True AI gets smarter over time. Basic automation follows fixed rules someone programmed. Test this by asking if the feature adapts as your business evolves or if it uses the same static criteria forever. Genuine AI improves. Automation stays static.

Can you see the AI’s reasoning?

Transparency matters. Especially for small businesses without data scientists on payroll. If the AI recommends following up with a particular lead, can you see why it made that call? “Black box” AI that won’t explain its logic is risky. You can’t trust it, improve it, or learn from it.

Does it integrate with how you already work?

The best AI CRMs layer intelligence into your existing workflows. They connect to your email, calendar, and meeting tools, and they don’t force you to learn entirely new processes or hop between multiple platforms. If the AI requires changing how your team operates, adoption will likely tank.

The bottom line

AI in CRMs has shifted from enterprise luxury to small business necessity.
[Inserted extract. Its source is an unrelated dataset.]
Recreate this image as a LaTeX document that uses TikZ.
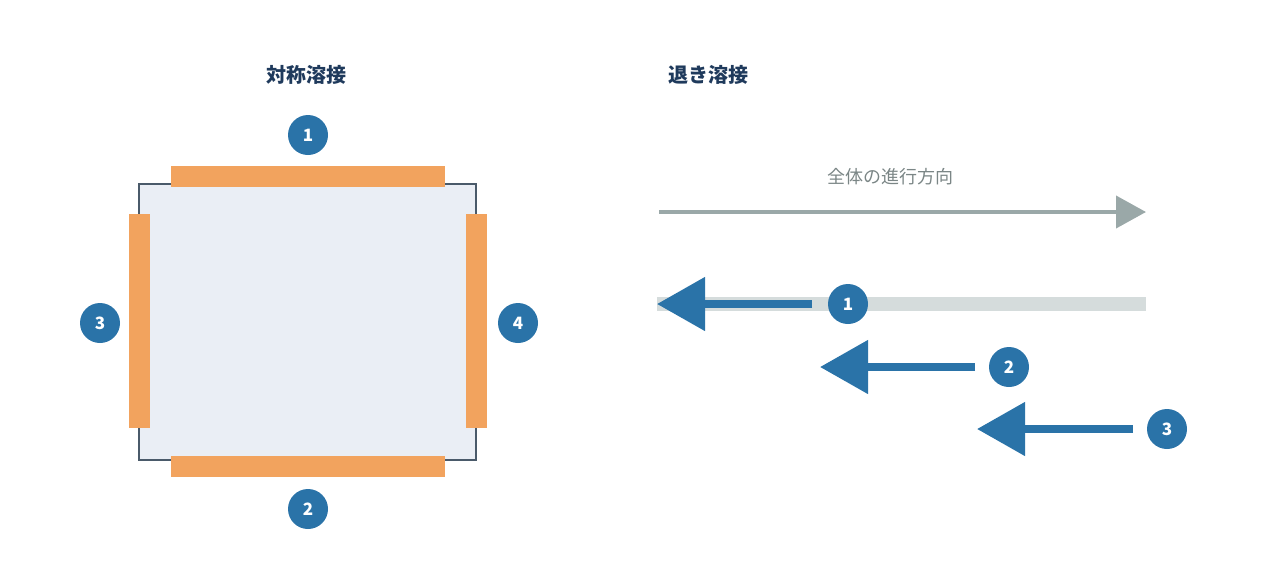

But—and this is important—the technology is genuinely accessible now in ways it absolutely wasn’t even two years ago.

The best AI CRM for your small team isn’t the one with the longest feature list. It’s not the one with the flashiest demo. It’s the one that reduces friction, sharpens focus, and gets out of your way so you can do what you do best: sell, serve customers, grow the business.

When you’re evaluating options, focus on features that save time (automated data entry, meeting intelligence), improve decision-making (lead scoring, next-action recommendations), and integrate naturally with how you already work. Avoid anything requiring a specialist to configure or months to see value. You don’t have time for that.

The playing field isn’t perfectly level—enterprises still have advantages in budget, brand, and headcount. But AI-powered CRMs give small teams leverage they’ve never had before. The manual work that used to consume half your week can now be automated. The insights that used to require a data analyst can now be surfaced instantly. The focus and efficiency that used to require a much larger team can now be achieved with three people and the right tools.